In 2015, China produced 23,731,600 vehicles while Pakistan produced 283,807 vehicles (1.2 per cent of the Chinese auto industry). Due to economies of scale, complex qualitative approval procedures in China for automotive parts and vehicles exports to China and lack of high-tech manufacturing technologies in Pakistan, the domestic auto industry cannot benefit from the FTA.
Under the proposed working for phase II of the FTA, auto parts and vehicles fall under categories IV and V. The protection period for category IV at MFN is 10 years, after which custom duties will gradually decrease to zero per cent. This is a threat to the auto industry, as it will wipe out existing investments and employment. Furthermore long -term investments decisions will also be affected.

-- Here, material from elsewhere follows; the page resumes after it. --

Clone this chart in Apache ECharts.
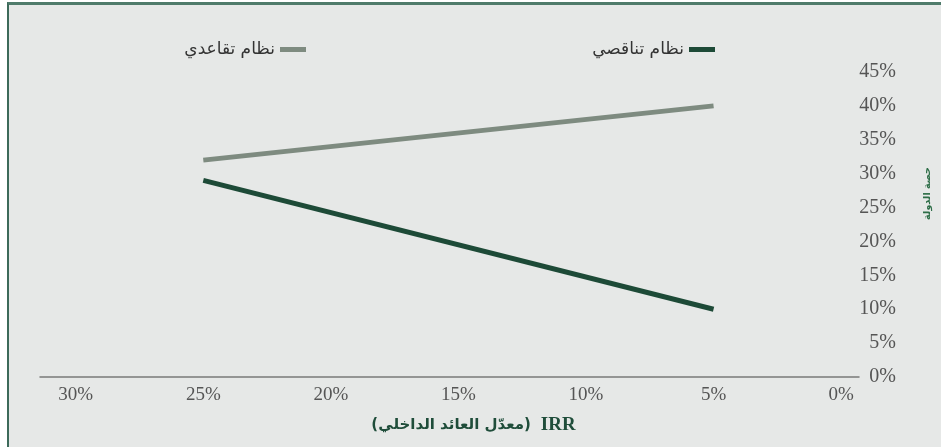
<!DOCTYPE html>
<html>
<head>
<meta charset="utf-8">
<script src="https://cdn.jsdelivr.net/npm/echarts@6/dist/echarts.min.js"></script>
<style>
html,body{margin:0;padding:0;background:#ffffff;}
#frame{position:absolute;left:7px;top:2px;width:934px;height:445px;box-sizing:border-box;background:#e6e8e7;border-left:2px solid #3d6a5a;border-top:3px solid #4f7b6b;}
#chart{position:absolute;left:0;top:0;width:941px;height:447px;}
</style>
</head>
<body>
<div id="frame"></div>
<div id="chart"></div>
<script>
// Data
var xTicks = [0, 5, 10, 15, 20, 25, 30];           // IRR tick values (%)
var seriesNames = ['نظام تناقصي', 'نظام تقاعدي'];
var irrPoints = [25, 5];                             // IRR (%) of each point
var decliningValues = [29, 10];                      // نظام تناقصي (%)
var progressiveValues = [32, 40];                    // نظام تقاعدي (%)

function pairs(xs, ys){ return xs.map(function(x,i){ return [x, ys[i]]; }); }

var chart = echarts.init(document.getElementById('chart'), null, {renderer:'canvas'});
var tickFont = 'Liberation Serif';
var legendText = {fontFamily: 'DejaVu Sans', fontSize: 17, color: '#333'};
chart.setOption({
  backgroundColor: 'transparent',
  animation: false,
  grid: {left: 40, right: 74, top: 72, bottom: 70, containLabel: false},
  legend: [
    {data: [seriesNames[0]], right: 221, top: 36, align: 'right', icon: 'rect', itemWidth: 26, itemHeight: 5, itemGap: 5,
     textStyle: legendText},
    {data: [seriesNames[1]], right: 630, top: 36, align: 'right', icon: 'rect', itemWidth: 26, itemHeight: 5, itemGap: 5,
     textStyle: legendText}
  ],
  xAxis: {
    type: 'value', inverse: true, min: -0.7, max: 31.4,
    axisLine: {show: true, lineStyle: {color: '#7a7a7a', width: 1.5}},
    axisTick: {show: false},
    splitLine: {show: false},
    axisLabel: {customValues: xTicks, formatter: '{value}%', margin: 9,
      fontFamily: tickFont, fontSize: 19, color: '#555'},
    name: '{a|(معدّل العائد الداخلي)}   {b|IRR}',
    nameLocation: 'middle', nameGap: 39,
    nameTextStyle: {padding: [0, 0, 0, 48], rich: {
      a: {fontFamily: 'DejaVu Sans', fontWeight: 'bold', fontSize: 15, color: '#1f4d3a'},
      b: {fontFamily: 'Liberation Serif', fontWeight: 'bold', fontSize: 19, color: '#1f4d3a'}
    }}
  },
  yAxis: {
    type: 'value', position: 'right', min: 0, max: 45, interval: 5,
    axisLine: {show: false}, axisTick: {show: false}, splitLine: {show: false},
    axisLabel: {formatter: '{value}%', align: 'right', margin: 37,
      fontFamily: tickFont, fontSize: 20, color: '#555'},
    name: 'حصة الدولة', nameLocation: 'middle', nameRotate: 90, nameGap: 64,
    nameTextStyle: {fontFamily: 'DejaVu Sans', fontWeight: 'bold', fontSize: 9.5, color: '#2e6e48',
      padding: [0, 0, 0, 62]}
  },
  series: [
    {name: seriesNames[0], type: 'line', data: pairs(irrPoints, decliningValues), showSymbol: false,
     lineStyle: {color: '#1d4a37', width: 5}, itemStyle: {color: '#1d4a37'}},
    {name: seriesNames[1], type: 'line', data: pairs(irrPoints, progressiveValues), showSymbol: false,
     lineStyle: {color: '#7e8b80', width: 5}, itemStyle: {color: '#7e8b80'}}
  ]
});
</script>
</body>
</html>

It has been recommended that auto industry should be kept out of the FTA and maintain the auto specific HS coded under the "no concession" list.
Gatro (Ind) Limited, has suggested that concessionary rates of customs duty on import of PET resin yarn/film grade, PET resin bottle grade, PET amorphous resin, BoPet film and polyester filament yarn in Pakistan should not be allowed aimed at protecting domestic industry. Saif Group has said that Pakistan cotton and textile products would continue to flourish provided they are able to compete with India and Vietnam, who are emerging as major suppliers in China.